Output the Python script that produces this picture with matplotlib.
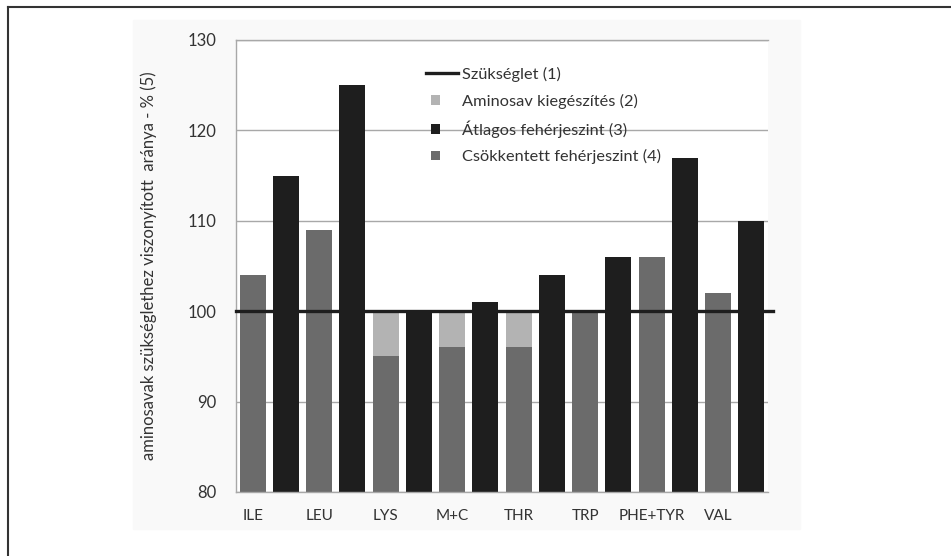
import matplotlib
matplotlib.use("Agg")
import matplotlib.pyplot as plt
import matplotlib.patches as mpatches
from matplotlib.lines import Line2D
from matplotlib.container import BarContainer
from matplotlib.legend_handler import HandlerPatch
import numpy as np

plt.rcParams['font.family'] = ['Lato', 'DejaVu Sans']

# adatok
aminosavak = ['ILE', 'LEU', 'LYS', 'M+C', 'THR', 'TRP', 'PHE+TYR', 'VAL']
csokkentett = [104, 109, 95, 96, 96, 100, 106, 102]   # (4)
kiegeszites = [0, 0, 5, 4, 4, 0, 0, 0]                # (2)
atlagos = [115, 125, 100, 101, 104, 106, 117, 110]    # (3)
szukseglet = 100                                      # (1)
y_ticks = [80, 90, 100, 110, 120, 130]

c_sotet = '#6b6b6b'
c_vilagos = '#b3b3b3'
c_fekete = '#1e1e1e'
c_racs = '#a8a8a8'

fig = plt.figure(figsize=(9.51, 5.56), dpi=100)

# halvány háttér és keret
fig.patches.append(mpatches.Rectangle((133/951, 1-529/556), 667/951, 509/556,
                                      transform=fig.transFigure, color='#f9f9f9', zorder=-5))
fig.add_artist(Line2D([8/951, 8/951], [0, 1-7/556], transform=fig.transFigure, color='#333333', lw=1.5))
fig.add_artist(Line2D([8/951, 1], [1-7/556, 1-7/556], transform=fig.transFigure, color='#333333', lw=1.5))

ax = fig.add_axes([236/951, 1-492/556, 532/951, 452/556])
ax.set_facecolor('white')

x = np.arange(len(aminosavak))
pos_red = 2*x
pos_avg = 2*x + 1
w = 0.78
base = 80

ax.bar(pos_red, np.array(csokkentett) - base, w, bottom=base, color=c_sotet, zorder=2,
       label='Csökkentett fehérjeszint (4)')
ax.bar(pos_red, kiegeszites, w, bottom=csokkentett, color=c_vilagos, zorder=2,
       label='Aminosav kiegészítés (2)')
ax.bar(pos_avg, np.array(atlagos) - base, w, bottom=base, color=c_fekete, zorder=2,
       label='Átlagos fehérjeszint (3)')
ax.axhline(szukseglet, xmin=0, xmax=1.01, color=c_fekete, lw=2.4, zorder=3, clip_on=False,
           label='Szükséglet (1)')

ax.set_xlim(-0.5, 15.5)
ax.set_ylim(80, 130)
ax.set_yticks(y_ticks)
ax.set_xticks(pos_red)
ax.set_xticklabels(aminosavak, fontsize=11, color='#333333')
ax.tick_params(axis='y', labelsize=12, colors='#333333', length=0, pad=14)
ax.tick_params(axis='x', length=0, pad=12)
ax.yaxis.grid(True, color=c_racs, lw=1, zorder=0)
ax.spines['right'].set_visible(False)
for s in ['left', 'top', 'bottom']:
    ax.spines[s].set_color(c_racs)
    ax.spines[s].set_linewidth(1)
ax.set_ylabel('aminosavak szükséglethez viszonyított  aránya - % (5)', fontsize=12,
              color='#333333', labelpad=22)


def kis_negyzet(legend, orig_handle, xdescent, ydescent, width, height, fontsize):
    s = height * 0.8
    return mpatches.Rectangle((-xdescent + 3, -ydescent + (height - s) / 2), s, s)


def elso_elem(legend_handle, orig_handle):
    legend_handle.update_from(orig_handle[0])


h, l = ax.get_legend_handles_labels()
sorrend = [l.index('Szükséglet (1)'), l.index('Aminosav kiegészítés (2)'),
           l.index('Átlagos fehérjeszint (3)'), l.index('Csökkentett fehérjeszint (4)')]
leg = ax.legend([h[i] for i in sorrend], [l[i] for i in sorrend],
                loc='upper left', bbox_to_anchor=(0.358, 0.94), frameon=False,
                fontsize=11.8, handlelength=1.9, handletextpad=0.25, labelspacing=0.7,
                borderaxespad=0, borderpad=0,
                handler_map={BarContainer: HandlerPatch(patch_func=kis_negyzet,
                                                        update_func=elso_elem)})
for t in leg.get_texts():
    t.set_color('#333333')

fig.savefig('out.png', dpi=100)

++++++

▸ **TASK TO CARRY OUT**
Return only the lines running from the top of the data to the line that holds "import numpy as np". Include both of those lines, but skip the pictures.

▸ **ANSWER TO THIS EXERCISE**
Output the Python script that produces this picture with matplotlib.
import matplotlib
matplotlib.use("Agg")
import matplotlib.pyplot as plt
import matplotlib.patches as mpatches
from matplotlib.lines import Line2D
from matplotlib.container import BarContainer
from matplotlib.legend_handler import HandlerPatch
import numpy as np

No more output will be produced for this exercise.